Word Error Rate Estimation Without ASR Output: e-WER2
This addresses the time-consuming and expensive need for manual transcriptions in ASR evaluation, though it is incremental as it builds on prior work.
The paper tackles the problem of estimating word error rate (WER) for ASR systems without requiring manual transcriptions, achieving a Pearson correlation of 0.56 and RMSE of 0.24 for sentence-level WER, with an overall estimated WER of 30.9% compared to the reference 28.5%.

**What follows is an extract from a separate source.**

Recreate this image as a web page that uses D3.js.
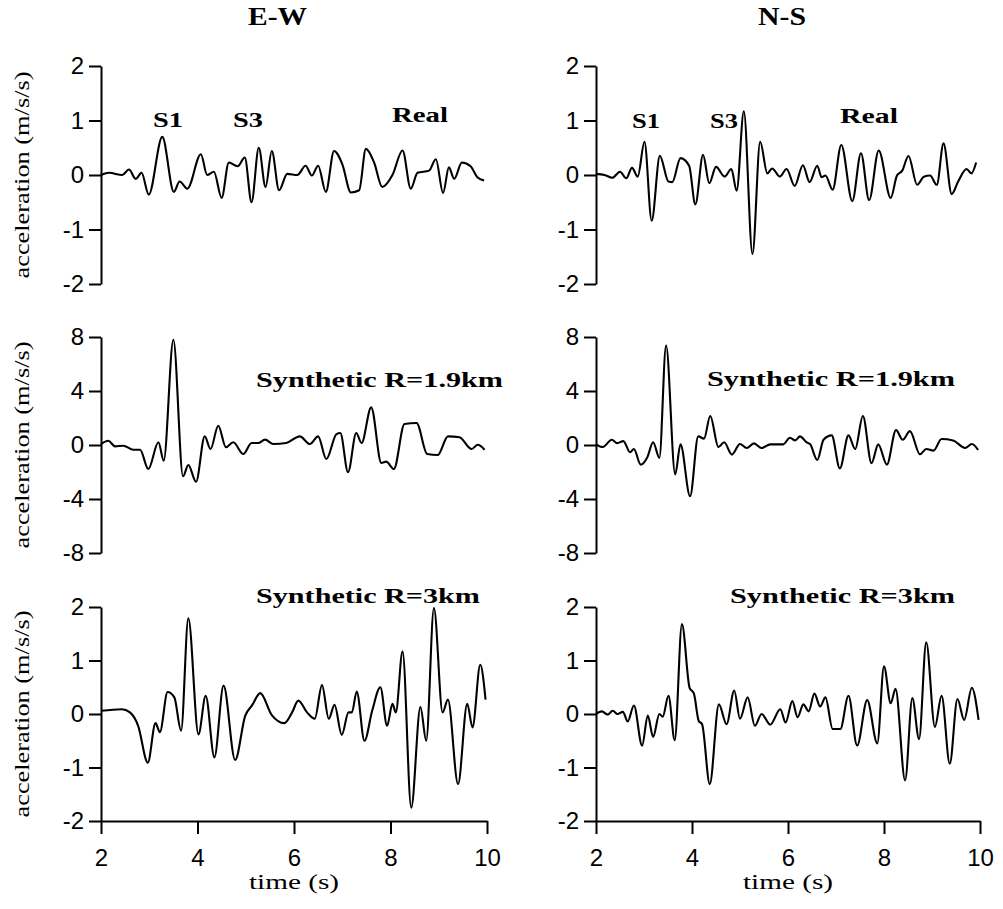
<!DOCTYPE html>
<html lang="en">
<head>
<meta charset="UTF-8">
<script src="https://cdn.jsdelivr.net/npm/d3@7"></script>
<title>acceleration</title>
<style>
    body { margin: 0; background: #fff; }
    .trace { fill: none; stroke: #000; stroke-width: 2.1; stroke-linejoin: round; }
    .axis path, .axis line { stroke: #000; stroke-width: 2; }
    .axis text { font-family: "Liberation Sans", Arial, sans-serif; font-size: 24px; fill: #000; }
    .note { font-family: "Liberation Serif", serif; font-weight: bold; font-size: 22px; }
    .title { font-family: "Liberation Serif", serif; font-weight: bold; font-size: 25px; }
    .lab { font-family: "Liberation Serif", serif; font-size: 21px; }
</style>
</head>
<body>
<script>
    // values: [time (s), acceleration (m/s/s)]
    var ewReal = [[2.0,0],[2.17,0.04],[2.44,0],[2.58,0.1],[2.72,-0.07],[2.84,0.04],[2.99,-0.36],[3.27,0.7],[3.51,-0.31],[3.63,-0.12],[3.79,-0.25],[4.07,0.38],[4.2,0],[4.34,0.06],[4.5,-0.42],[4.65,0.23],[4.83,0.16],[4.98,0.32],[5.12,-0.5],[5.27,0.5],[5.41,-0.22],[5.54,0.44],[5.69,-0.28],[5.86,0.02],[6.07,0],[6.24,0.17],[6.37,-0.01],[6.5,0.17],[6.66,-0.31],[6.83,0.44],[7.0,0.2],[7.18,-0.32],[7.35,-0.28],[7.49,0.48],[7.66,0.23],[7.83,-0.22],[8.04,0],[8.25,0.45],[8.42,-0.25],[8.56,0.04],[8.8,0.08],[8.94,0.29],[9.09,-0.33],[9.21,0.14],[9.32,-0.07],[9.48,0.23],[9.66,0.16],[9.8,-0.04],[9.94,-0.1]];
    var nsReal = [[2.0,0.02],[2.18,0],[2.34,-0.05],[2.5,0.06],[2.63,-0.06],[2.75,0.13],[2.87,-0.03],[3.01,0.61],[3.16,-0.84],[3.33,0.35],[3.51,-0.12],[3.59,-0.13],[3.76,0.31],[3.94,0.17],[4.07,-0.54],[4.23,0.37],[4.36,-0.15],[4.5,0.15],[4.68,-0.03],[4.82,0.11],[4.93,-0.29],[5.08,1.17],[5.26,-1.45],[5.42,0.61],[5.57,0.03],[5.67,0.12],[5.83,-0.03],[5.97,0.11],[6.14,-0.2],[6.31,0.18],[6.45,-0.13],[6.61,0.17],[6.7,-0.04],[6.78,-0.01],[6.93,-0.27],[7.11,0.55],[7.34,-0.48],[7.52,0.4],[7.69,-0.46],[7.89,0.45],[8.14,-0.42],[8.27,-0.01],[8.38,0.08],[8.51,0.35],[8.69,-0.18],[8.83,-0.03],[8.96,-0.01],[9.1,-0.18],[9.24,0.58],[9.41,-0.35],[9.55,-0.11],[9.72,0.11],[9.82,0.03],[9.92,0.23]];
    var ewSyn19 = [[2.0,0.07],[2.15,0.32],[2.29,-0.1],[2.46,-0.05],[2.67,-0.35],[2.81,-0.35],[2.98,-1.78],[3.19,0.2],[3.3,-1.16],[3.5,7.8],[3.7,-2.32],[3.81,-1.48],[3.97,-2.72],[4.15,0.64],[4.27,-0.3],[4.43,1.43],[4.59,-0.17],[4.74,0.2],[4.95,-0.67],[5.12,0.15],[5.26,0.15],[5.4,0.4],[5.57,0.07],[5.84,0.15],[6.12,0.64],[6.33,0.07],[6.5,0.64],[6.67,-1.04],[6.88,0.81],[6.96,0.89],[7.12,-2.02],[7.29,0.89],[7.4,0.15],[7.6,2.79],[7.81,-1.33],[7.91,-1.23],[8.07,-1.78],[8.29,1.56],[8.54,1.63],[8.76,-0.67],[8.98,-0.74],[9.19,0.64],[9.43,0.57],[9.68,-0.3],[9.81,0.02],[9.95,-0.35]];
    var nsSyn19 = [[2.0,0.05],[2.14,-0.15],[2.33,0.39],[2.44,0.14],[2.57,0.29],[2.71,-0.54],[2.79,-0.3],[2.93,-1.45],[3.07,-0.9],[3.19,0.2],[3.32,-0.95],[3.46,7.37],[3.65,-2.18],[3.76,0.05],[3.96,-3.8],[4.13,0.64],[4.25,0.47],[4.38,2.15],[4.55,-0.15],[4.67,0.2],[4.83,-0.71],[5.0,0.07],[5.14,-0.22],[5.29,0.12],[5.45,-0.22],[5.63,0.05],[5.9,0.05],[6.04,0.54],[6.15,0.34],[6.25,0.64],[6.39,0.2],[6.46,0.07],[6.61,-1.11],[6.74,0.39],[6.91,0.71],[7.08,-1.74],[7.26,0.71],[7.4,-0.3],[7.56,2.15],[7.74,-1.35],[7.88,0.05],[8.06,-1.45],[8.25,1.1],[8.39,0.39],[8.54,1.03],[8.75,-0.69],[8.88,-0.3],[9.03,-0.42],[9.2,0.44],[9.44,0.34],[9.69,-0.22],[9.83,0.07],[9.96,-0.37]];
    var ewSyn3 = [[2.0,0.06],[2.43,0.09],[2.6,0.03],[2.77,-0.22],[2.97,-0.91],[3.13,-0.17],[3.22,-0.34],[3.38,0.41],[3.52,0.31],[3.66,-0.31],[3.81,1.79],[4.02,-0.38],[4.17,0.34],[4.35,-0.81],[4.54,0.53],[4.78,-0.86],[4.99,-0.03],[5.13,0.16],[5.3,0.39],[5.54,-0.02],[5.8,-0.17],[5.96,0.03],[6.09,0.25],[6.27,0.03],[6.43,-0.09],[6.58,0.54],[6.72,-0.09],[6.84,0.17],[6.99,-0.39],[7.13,0.03],[7.2,0.03],[7.3,0.42],[7.46,-0.5],[7.62,0.06],[7.79,0.5],[7.93,-0.22],[8.04,0.19],[8.11,0.03],[8.25,1.17],[8.43,-1.75],[8.62,0.13],[8.74,-0.5],[8.9,1.98],[9.08,0.03],[9.19,0.27],[9.4,-1.31],[9.59,0.19],[9.7,-0.25],[9.86,0.92],[9.97,0.27]];
    var nsSyn3 = [[2.0,0],[2.12,0.05],[2.24,-0.01],[2.35,0.06],[2.45,0],[2.56,0.04],[2.66,-0.14],[2.79,0.16],[2.96,-0.59],[3.08,-0.03],[3.19,-0.43],[3.32,0],[3.39,-0.05],[3.51,0.34],[3.64,-0.49],[3.79,1.68],[3.95,0.49],[4.04,0.38],[4.14,-0.13],[4.21,-0.19],[4.37,-1.31],[4.56,0.18],[4.72,-0.19],[4.88,0.44],[5.0,-0.09],[5.16,0.31],[5.31,-0.22],[5.45,0],[5.63,-0.2],[5.84,0.09],[5.95,-0.16],[6.09,0.24],[6.2,-0.06],[6.32,0.18],[6.43,0.05],[6.55,0.38],[6.67,0.14],[6.78,0.31],[6.93,-0.28],[7.09,-0.28],[7.26,0.34],[7.44,-0.59],[7.65,0.26],[7.86,-0.55],[8.0,0.89],[8.14,0.2],[8.24,0.47],[8.44,-1.24],[8.59,0.3],[8.73,-0.47],[8.88,1.34],[9.06,-0.24],[9.2,0.34],[9.37,-0.93],[9.53,0.28],[9.67,-0.11],[9.83,0.49],[9.97,-0.11]];

    var components = ["E-W", "N-S"];
    var timeTicks = [2, 4, 6, 8, 10];
    var accTicks = [-2, -1, 0, 1, 2];
    var accTicksSyn19 = [-8, -4, 0, 4, 8];

    var width = 1003, height = 909;
    var svg = d3.select("body").append("svg").attr("width", width).attr("height", height);
    svg.append("rect").attr("width", width).attr("height", height).attr("fill", "#fff");

    var xs = [d3.scaleLinear().domain([2, 10]).range([101, 487]),
              d3.scaleLinear().domain([2, 10]).range([596, 980])];

    var rows = [
        { ticks: accTicks, domain: [-2, 2], range: [284, 66], traces: [ewReal, nsReal] },
        { ticks: accTicksSyn19, domain: [-8, 8], range: [553, 337], traces: [ewSyn19, nsSyn19] },
        { ticks: accTicks, domain: [-2, 2], range: [821, 607], traces: [ewSyn3, nsSyn3] }
    ];

    rows.forEach(function(r, ri) {
        var y = d3.scaleLinear().domain(r.domain).range(r.range);
        xs.forEach(function(x, ci) {
            var line = d3.line()
                .x(function(d) { return x(d[0]); })
                .y(function(d) { return y(d[1]); })
                .curve(d3.curveMonotoneX);

            svg.append("g").attr("class", "axis")
                .attr("transform", "translate(" + x.range()[0] + ",0)")
                .call(d3.axisLeft(y).tickValues(r.ticks).tickSize(12).tickSizeOuter(0).tickPadding(5)
                    .tickFormat(function(d) { return String(d); }));

            if (ri == 2) {
                svg.append("g").attr("class", "axis")
                    .attr("transform", "translate(0," + y(-2) + ")")
                    .call(d3.axisBottom(x).tickValues(timeTicks).tickSize(13).tickSizeOuter(0).tickPadding(15));
            }

            svg.append("path").attr("class", "trace").datum(r.traces[ci]).attr("d", line);
        });

        // y label, left column only
        svg.append("text").attr("class", "lab")
            .attr("transform", "translate(29," + y(0) + ") rotate(-90)")
            .attr("text-anchor", "middle")
            .attr("textLength", 207).attr("lengthAdjust", "spacingAndGlyphs")
            .text("acceleration (m/s/s)");
    });

    // column titles and time labels
    components.forEach(function(c, ci) {
        var cx = d3.mean(xs[ci].range());
        svg.append("text").attr("class", "title")
            .attr("x", ci == 0 ? 248 : 758).attr("y", 25)
            .attr("textLength", ci == 0 ? 59 : 48).attr("lengthAdjust", "spacingAndGlyphs")
            .text(c);
        svg.append("text").attr("class", "lab")
            .attr("x", cx).attr("y", 889).attr("text-anchor", "middle")
            .attr("textLength", 90).attr("lengthAdjust", "spacingAndGlyphs")
            .text("time (s)");
    });

    // panel notes
    var notes = [
        ["S1", 153, 127, 30], ["S3", 233, 127, 30], ["Real", 392, 122, 56],
        ["S1", 632, 128, 28], ["S3", 710, 128, 28], ["Real", 840, 123, 58],
        ["Synthetic R=1.9km", 256, 387, 247], ["Synthetic R=1.9km", 707, 386, 248],
        ["Synthetic R=3km", 256, 603, 224], ["Synthetic R=3km", 730, 603, 225]
    ];
    notes.forEach(function(n) {
        svg.append("text").attr("class", "note")
            .attr("x", n[1]).attr("y", n[2])
            .attr("textLength", n[3]).attr("lengthAdjust", "spacingAndGlyphs")
            .text(n[0]);
    });
</script>
</body>
</html>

Measuring the performance of automatic speech recognition (ASR) systems requires manually transcribed data in order to compute the word error rate (WER), which is often time-consuming and expensive. In this paper, we continue our effort in estimating WER using acoustic, lexical and phonotactic features. Our novel approach to estimate the WER uses a multistream end-to-end architecture. We report results for systems using internal speech decoder features (glass-box), systems without speech decoder features (black-box), and for systems without having access to the ASR system (no-box). The no-box system learns joint acoustic-lexical representation from phoneme recognition results along with MFCC acoustic features to estimate WER. Considering WER per sentence, our no-box system achieves 0.56 Pearson correlation with the reference evaluation and 0.24 root mean square error (RMSE) across 1,400 sentences. The estimated overall WER by e-WER2 is 30.9% for a three hours test set, while the WER computed using the reference transcriptions was 28.5%.